Buffini came to San Diego in 1986 and began selling real estate for ReMax, the nation's largest broker. Buffini hated the usual system of finding clients -- cold-calling and knocking on doors -- so he tried his own: he asked those with whom he'd already worked for referrals. Buffini began sending clients tokens of appreciation each month as well as personal notes. Or he made a home visit -- a pop-by, as he calls it -- bringing along a gift -- an item of value, as he calls it -- like a dish towel or a bag of nuts or a screwdriver with a note, "Don't get screwed by another realtor. Oh, By the Way" (a phrase he's trademarked), "I'm never too busy for your referrals." One Buffini-coached agent, Angelina Feichko, hosts a "team pop-by" at Easter. According to Buffini's "Coaching Guide," published monthly in RISMedia's RealEstate magazine, she and her four female employees dress in white and "show up at a client's house in a minivan and jump out with our Easter bunny ears, delivering an Easter egg hunt directly to the client." Buffini hoped that such active reminders to his clients would mean they'd remember to refer their friends and family to him.
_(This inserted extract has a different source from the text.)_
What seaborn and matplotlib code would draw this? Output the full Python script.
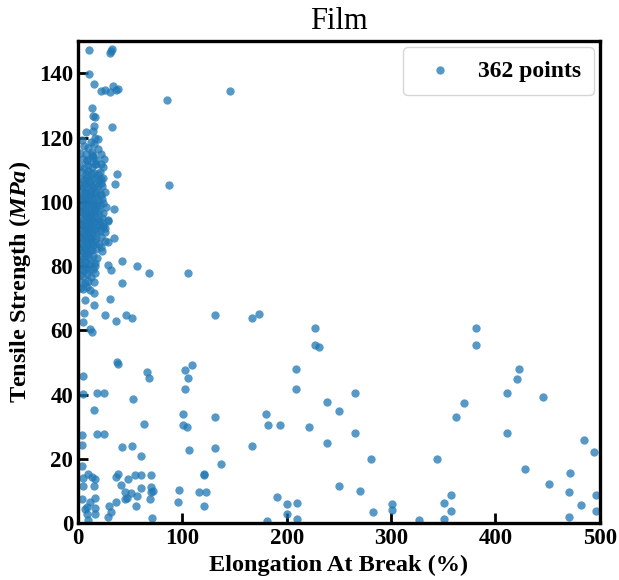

They did, by the truckload, and he became ReMax's biggest salesman. Next, Buffini decided to systemize his referral method and sell it to real estate agents. At first he sold the referral system as a program. Each month an agent pays for a gift package that contains items of value and Hallmark cards. Each month the agent delivers the gifts and cards, on which a personal note is inscribed, to the client. While gifts and notes may keep the agent in the client's thoughts, Buffini soon discovered that this would not, of itself, boost an agent's sales. Buffini needed a better sense of how the real estate agents he was helping were wired, perhaps to rewire them to be as positive and as dedicated as he was. So he and one of his brothers (all four have relocated to San Diego from Dublin and work at the company) developed the "heritage profile." According to Buffini's website, this "personality assessment" tool profiles an individual's "natural gifts and abilities"; it's used to "reveal how [agents] communicate, work, learn, and focus" and to target "the areas that can naturally trip you up."